Adding to the pressure on Target to make the transition to running its own site is that several of its largest rivals, including Wal-Mart Stores Inc. have already gone online. Its shares have fallen 12 percent this year.

In the press release announcing the debut of the revamped site, Steve Eastman, president of Target.com, said the new platform would create a “more user-friendly, reliable experience.” So far, that has not happened.

The first major sign that Target.com was not ready came on Sept. 13, three weeks after its launch, when the release of a collection from Italian fashion house Missoni brought a rush of visitors to the site that rivaled the traffic on Black Friday and crashed it for most of the day.

A month later, on Oct. 13, the site went down again during peak shopping hours. Later that day, Target announced in a one-sentence statement that Eastman left the company to “pursue other opportunities.” Eastman joined Target in 1982, and was head of merchandising for consumer electronics when he moved to president of Target.com in June 2008. Target refused to comment on the departure and Eastman could not be reached.

Since Eastman’s departure, the site has crashed four more times, including once last week, and when it has been running shoppers have complained about problems with checkout and gift registries. Eastman’s position has not been filled and the site’s staff is reporting to Kathryn Tesija, executive vice president of merchandising, Morgan O’Murray, a Target spokeswoman, said in an e-mail. “We have a team dedicated to addressing concerns, and are working diligently to ensure that the site is operating efficiently for the holiday season,” O’Murray said.

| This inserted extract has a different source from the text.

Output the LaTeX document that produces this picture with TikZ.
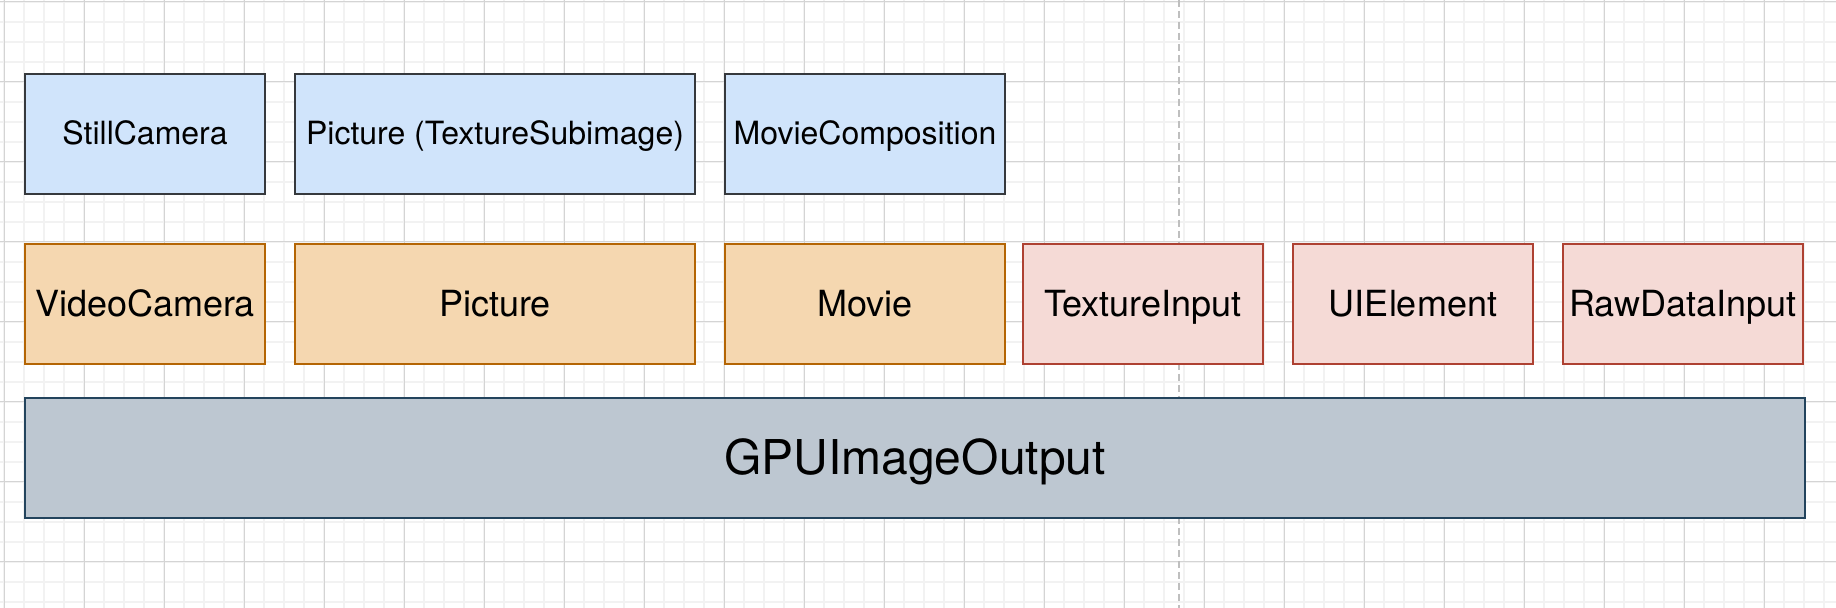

Target is trying to improve its website as shoppers this holiday season plan to go online more than ever. Forrester estimates that while 90 percent of buying still takes place in stores, more than 40 percent is swayed by the Web.

The Web generates about 2 percent of Target’s almost $70 billion in annual sales, and many more purchases are influenced by browsing on Target.com, the company has said. The performance of its site won’t make or break the holiday season for Target because its stores matter more, and yet “if anybody’s Web site keeps crashing, it will be bad for the holidays,” it has been said.

In any case, Sebastian of Baird says that, in the long run, Target made the right move.